Arthur Thomas

Personal information
- Full name: Arthur Emlyn Thomas
- Born: 7 May 1895 Briton Ferry, Glamorgan, Wales
- Died: 11 February 1953 (aged 57) Briton Ferry, Glamorgan, Wales
- Batting: Right-handed

Domestic team information
- 1913 & 1925: Glamorgan

Career statistics
| Competition | First-class |
| Matches | 1 |
| Runs scored | 15 |
| Batting average | 7.50 |
| 100s/50s | –/– |
| Top score | 11 |
| Catches/stumpings | –/– |
- Source: Cricinfo, 3 July 2010

= Arthur Thomas (Glamorgan cricketer) =

Welsh cricketer

Arthur Emlyn Thomas (7 May 1895 – 11 February 1953) was a Welsh cricketer, born in Briton Ferry, Glam.

Thomas was a right-handed batsman.
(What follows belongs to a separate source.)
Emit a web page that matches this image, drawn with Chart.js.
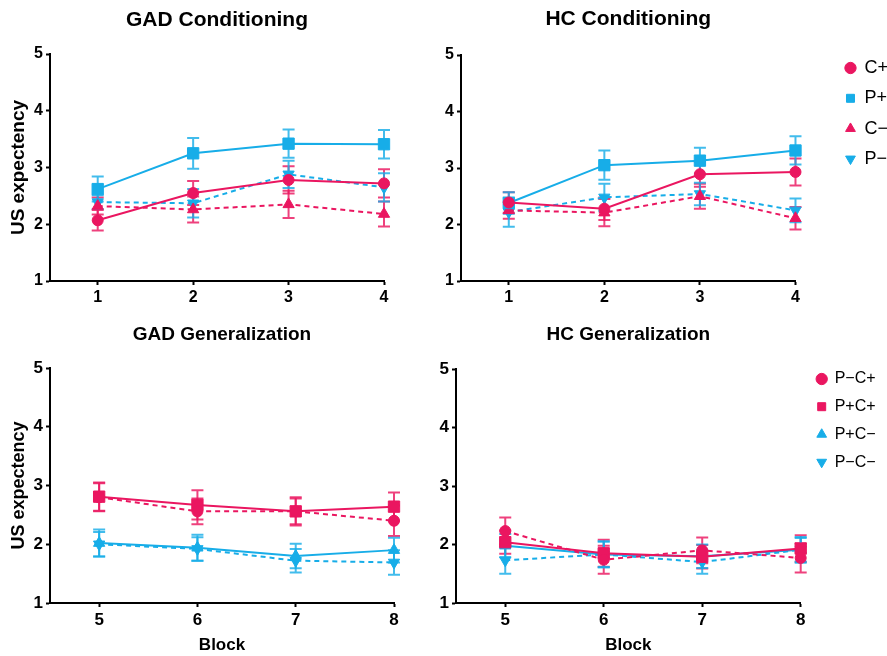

He made his debut for Glamorgan in the 1913 Minor Counties Championship against the Surrey Second XI, in what was his only Minor Counties appearance for the county.

By 1925, Glamorgan was a first-class county. Thomas made his only first-class appearance for Glamorgan in the 1925 County Championship against Northamptonshire at St. Helen's, Swansea. In this match he scored 15 runs, leaving him with a batting average of 7.50 and a top score of 11.

Thomas died in the town of his birth on 11 February 1953.